De rechtbank heeft de procedure in detail behandeld, waarbij de verschillende afwijkingen en de bijbehorende kosten zijn besproken. De rechtbank heeft vastgesteld dat er geschillen bestonden over de vergoeding van meerwerk, met name met betrekking tot de kosten voor betonreparaties, uitvoeringskosten door uitloop, en extra mortel die moest worden aangebracht. De rechtbank heeft geoordeeld dat de gemeente de toeslagen voor weekend- en nachtwerk verschuldigd is, en heeft een bedrag van € 37.790,64 exclusief BTW toewijsbaar geacht voor de eerste afwijking. Voor de tweede afwijking heeft de rechtbank een bedrag van € 49.439,07 exclusief BTW toegewezen.
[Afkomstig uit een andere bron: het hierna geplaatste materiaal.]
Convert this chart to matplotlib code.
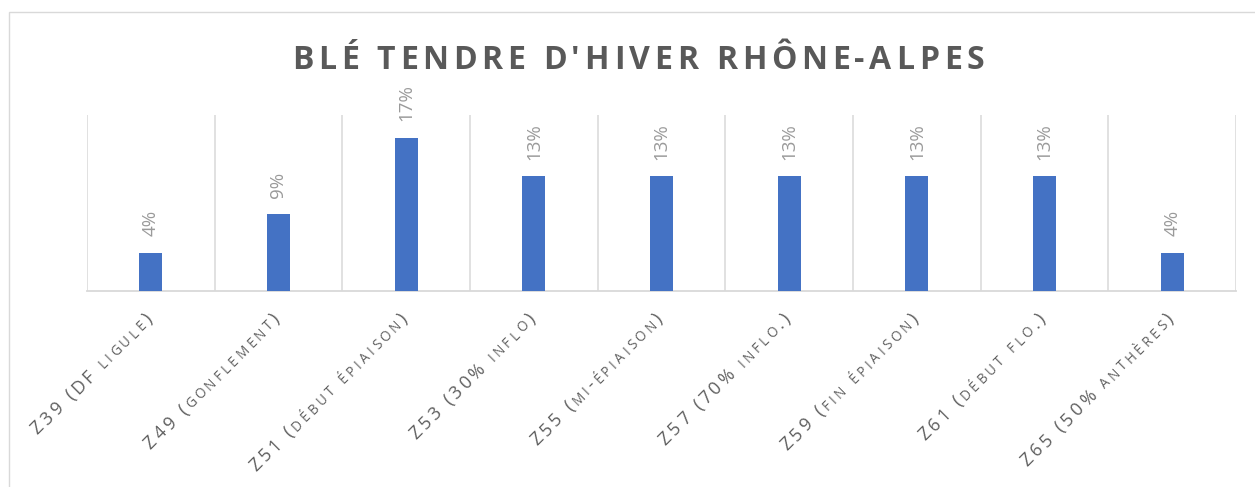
import matplotlib
matplotlib.use('Agg')
import math
import matplotlib.pyplot as plt
from matplotlib import font_manager
from matplotlib.transforms import IdentityTransform
from matplotlib.patches import Rectangle

# Données : part des stades (blé tendre d'hiver, Rhône-Alpes)
stades = ['Z39 (DF ligule)', 'Z49 (gonflement)', 'Z51 (début épiaison)',
          'Z53 (30% inflo)', 'Z55 (mi-épiaison)', 'Z57 (70% inflo.)',
          'Z59 (fin épiaison)', 'Z61 (début flo.)', 'Z65 (50% anthères)']
parts = [0.0435, 0.087, 0.1739, 0.1304, 0.1304, 0.1304, 0.1304, 0.1304, 0.0435]
titre = "BLÉ TENDRE D'HIVER RHÔNE-ALPES"

POLICE = 'Open Sans'
GRIS = '#d9d9d9'

fig = plt.figure(figsize=(12.55, 4.87), dpi=100)
ax = fig.add_axes([87 / 1255, 196 / 487, (1236 - 87) / 1255, 176 / 487])

x = list(range(len(stades)))
ax.bar(x, parts, width=0.18, color='#4472C4', zorder=3)

ax.set_xlim(-0.5, len(stades) - 0.5)
ax.set_ylim(0, 0.2)
ax.vlines([i - 0.5 for i in range(len(stades) + 1)], 0, 0.2, color=GRIS, lw=1.1, zorder=1)

for s in ['top', 'left', 'right']:
    ax.spines[s].set_visible(False)
ax.spines['bottom'].set_color(GRIS)
ax.spines['bottom'].set_linewidth(1.3)
ax.set_xticks([])
ax.set_yticks([])
ax.patch.set_alpha(0)

# étiquettes de pourcentage
for i, v in enumerate(parts):
    ax.annotate(f"{v:.0%}", (i, v), xytext=(0, 12), textcoords='offset points',
                rotation=90, ha='center', va='bottom', fontsize=13.5,
                color='#9a9a9a', family=POLICE)


def texte_espace(x0, y0, texte, taille, espace, couleur, poids='normal',
                 angle=0, petites=0.75, ancre='start'):
    # texte avec espacement des lettres et petites capitales (façon Excel)
    fp = font_manager.FontProperties(family=POLICE, weight=poids)
    font = font_manager.get_font(font_manager.findfont(fp))
    morceaux = []
    for ch in texte:
        t = taille
        if ch.islower():
            ch, t = ch.upper(), taille * petites
        font.set_size(t, fig.dpi)
        g = font.load_char(ord(ch))
        morceaux.append((ch, t, g.linearHoriAdvance / 65536))
    total = sum(m[2] for m in morceaux) + espace * (len(morceaux) - 1)
    dx, dy = math.cos(math.radians(angle)), math.sin(math.radians(angle))
    if ancre == 'end':
        x0, y0 = x0 - total * dx, y0 - total * dy
    elif ancre == 'center':
        x0, y0 = x0 - total * dx / 2, y0 - total * dy / 2
    pos = 0
    for ch, t, adv in morceaux:
        fig.text(x0 + pos * dx, y0 + pos * dy, ch, fontsize=t, color=couleur,
                 family=POLICE, weight=poids, rotation=angle,
                 rotation_mode='anchor', ha='left', va='baseline',
                 transform=IdentityTransform())
        pos += adv + espace


# titre
texte_espace(638, 487 - 69, titre, 23, 4.7, '#595959', poids='bold', ancre='center')

# étiquettes de l'axe, inclinées à 45°
for i, nom in enumerate(stades):
    cx, cy = ax.transData.transform((i, 0))
    texte_espace(cx + 2, cy - 29, nom, 13, 3.2, '#606060', angle=45, ancre='end')

# cadre du graphique
fig.add_artist(Rectangle((9 / 1255, -0.05), 1.1, 1 - 12 / 487 + 0.05,
                         transform=fig.transFigure, fill=False, ec=GRIS, lw=1.0))

fig.savefig('out.png', dpi=100)
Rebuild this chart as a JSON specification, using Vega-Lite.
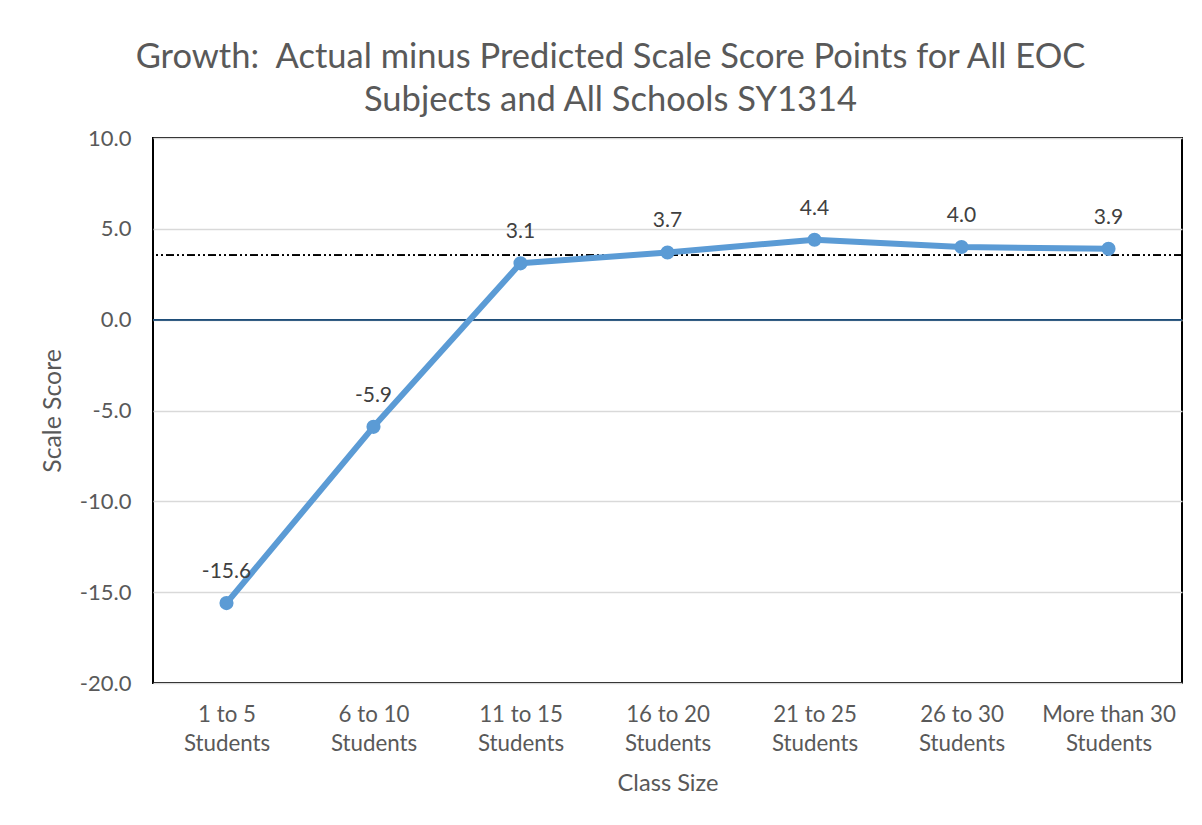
{
  "$schema": "https://vega.github.io/schema/vega-lite/v6.json",
  "width": 1029,
  "height": 545,
  "autosize": {"type": "none"},
  "padding": {"left": 153, "top": 138, "right": 20, "bottom": 142},
  "background": "white",
  "config": {
    "font": "Lato",
    "locale": {
      "number": {"decimal": ".", "thousands": ",", "grouping": [3], "currency": ["$", ""], "minus": "-"}
    },
    "view": {"stroke": "#000000", "strokeWidth": 2},
    "axis": {
      "labelFont": "Lato",
      "titleFont": "Lato",
      "labelColor": "#595959",
      "titleColor": "#595959",
      "titleFontWeight": "normal",
      "domain": false,
      "ticks": false
    }
  },
  "title": {
    "text": [
      "Growth:\u00a0 Actual minus Predicted Scale Score Points for All EOC",
      "Subjects and All Schools SY1314"
    ],
    "font": "Lato",
    "fontSize": 34.5,
    "fontWeight": "normal",
    "color": "#595959",
    "anchor": "middle",
    "dx": -57,
    "lineHeight": 43,
    "offset": 9
  },
  "data": {
    "values": [
      {"classSize": "1 to 5 Students", "growth": -15.6},
      {"classSize": "6 to 10 Students", "growth": -5.9},
      {"classSize": "11 to 15 Students", "growth": 3.1},
      {"classSize": "16 to 20 Students", "growth": 3.7},
      {"classSize": "21 to 25 Students", "growth": 4.4},
      {"classSize": "26 to 30 Students", "growth": 4.0},
      {"classSize": "More than 30 Students", "growth": 3.9}
    ]
  },
  "encoding": {
    "x": {
      "field": "classSize",
      "type": "nominal",
      "sort": null,
      "scale": {"type": "point", "padding": 0.5},
      "axis": {
        "title": "Class Size",
        "labelAngle": 0,
        "labelPadding": 20,
        "labelFontSize": 22.3,
        "labelLineHeight": 29,
        "labelExpr": "[replace(datum.label, ' Students', ''), 'Students']",
        "titlePadding": 17,
        "titleFontSize": 23.6,
        "grid": false
      }
    },
    "y": {
      "field": "growth",
      "type": "quantitative",
      "scale": {"domain": [-20, 10], "nice": false, "zero": false},
      "axis": {
        "title": "Scale Score",
        "values": [-20, -15, -10, -5, 0, 5, 10],
        "format": ".1f",
        "labelFontSize": 22,
        "labelPadding": 22,
        "titleFontSize": 24.8,
        "titlePadding": 14,
        "grid": true,
        "gridColor": "#D9D9D9",
        "gridWidth": 1.5
      }
    }
  },
  "layer": [
    {
      "mark": {"type": "rule", "color": "#1F4E79", "strokeWidth": 1.2},
      "encoding": {"y": {"datum": 0}, "x": null}
    },
    {
      "mark": {"type": "rule", "color": "#000000", "strokeWidth": 1, "strokeDash": [8, 3, 2, 3, 2, 3]},
      "encoding": {"y": {"datum": 3.55}, "x": null}
    },
    {
      "mark": {"type": "line", "color": "#5B9BD5", "strokeWidth": 6, "strokeCap": "round", "strokeJoin": "round"}
    },
    {
      "mark": {"type": "point", "filled": true, "color": "#5B9BD5", "size": 200, "opacity": 1}
    },
    {
      "mark": {"type": "text", "font": "Lato", "fontSize": 21, "color": "#404040", "baseline": "alphabetic", "dy": -25},
      "encoding": {"text": {"field": "growth", "type": "quantitative", "format": ".1f"}}
    }
  ]
}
Met betrekking tot de derde en vierde afwijking, die betrekking hadden op meer mortel, heeft de rechtbank geoordeeld dat de gemeente niet gehouden was om extra vergoedingen te betalen, omdat [eiseres] niet aan haar verplichtingen heeft voldaan om de laagdikte metingen correct uit te voeren. De rechtbank heeft de vorderingen van [eiseres] op dit punt afgewezen. De rechtbank heeft partijen aangespoord om in overleg te treden over de resterende geschilpunten en heeft de mogelijkheid van tussentijds hoger beroep open gesteld.